» THE PROBLEM
Print the lines of the data, starting with the first, up to and including the line where "const yTicks = [0, 10, 20, 30, 40, 50, 60];" appears.

==============================

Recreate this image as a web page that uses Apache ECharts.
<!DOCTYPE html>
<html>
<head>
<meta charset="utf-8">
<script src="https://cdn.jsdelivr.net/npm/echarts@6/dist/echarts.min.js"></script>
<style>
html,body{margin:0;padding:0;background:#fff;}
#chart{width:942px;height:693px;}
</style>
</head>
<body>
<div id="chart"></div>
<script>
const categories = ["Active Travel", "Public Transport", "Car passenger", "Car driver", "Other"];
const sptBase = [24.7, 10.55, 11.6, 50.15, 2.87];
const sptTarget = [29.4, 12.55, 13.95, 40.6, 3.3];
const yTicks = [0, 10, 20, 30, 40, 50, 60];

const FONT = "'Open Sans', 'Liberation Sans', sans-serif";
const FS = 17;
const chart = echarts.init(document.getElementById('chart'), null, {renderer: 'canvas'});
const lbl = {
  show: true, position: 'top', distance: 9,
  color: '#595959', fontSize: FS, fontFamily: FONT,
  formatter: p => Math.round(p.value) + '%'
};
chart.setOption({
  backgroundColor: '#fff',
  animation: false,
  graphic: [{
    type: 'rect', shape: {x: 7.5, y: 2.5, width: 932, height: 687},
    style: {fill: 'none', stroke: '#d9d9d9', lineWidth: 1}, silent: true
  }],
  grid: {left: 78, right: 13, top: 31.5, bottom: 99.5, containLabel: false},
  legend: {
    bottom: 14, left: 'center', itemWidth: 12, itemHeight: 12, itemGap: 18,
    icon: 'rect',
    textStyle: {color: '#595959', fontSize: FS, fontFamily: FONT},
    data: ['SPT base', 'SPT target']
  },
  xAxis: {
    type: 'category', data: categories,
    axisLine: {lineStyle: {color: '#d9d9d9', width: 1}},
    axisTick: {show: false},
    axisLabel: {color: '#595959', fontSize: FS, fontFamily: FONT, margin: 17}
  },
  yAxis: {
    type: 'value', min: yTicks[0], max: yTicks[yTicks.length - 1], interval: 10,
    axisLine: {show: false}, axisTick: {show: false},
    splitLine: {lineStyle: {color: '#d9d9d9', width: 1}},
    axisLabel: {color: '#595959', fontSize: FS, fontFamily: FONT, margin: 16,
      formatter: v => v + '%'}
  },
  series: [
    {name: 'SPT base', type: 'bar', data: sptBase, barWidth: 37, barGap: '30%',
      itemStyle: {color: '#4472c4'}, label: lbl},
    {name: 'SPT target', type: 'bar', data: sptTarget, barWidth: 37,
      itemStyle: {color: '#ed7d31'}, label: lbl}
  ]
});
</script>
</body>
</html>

==============================

» ANSWER IN FULL
Recreate this image as a web page that uses Apache ECharts.
<!DOCTYPE html>
<html>
<head>
<meta charset="utf-8">
<script src="https://cdn.jsdelivr.net/npm/echarts@6/dist/echarts.min.js"></script>
<style>
html,body{margin:0;padding:0;background:#fff;}
#chart{width:942px;height:693px;}
</style>
</head>
<body>
<div id="chart"></div>
<script>
const categories = ["Active Travel", "Public Transport", "Car passenger", "Car driver", "Other"];
const sptBase = [24.7, 10.55, 11.6, 50.15, 2.87];
const sptTarget = [29.4, 12.55, 13.95, 40.6, 3.3];
const yTicks = [0, 10, 20, 30, 40, 50, 60];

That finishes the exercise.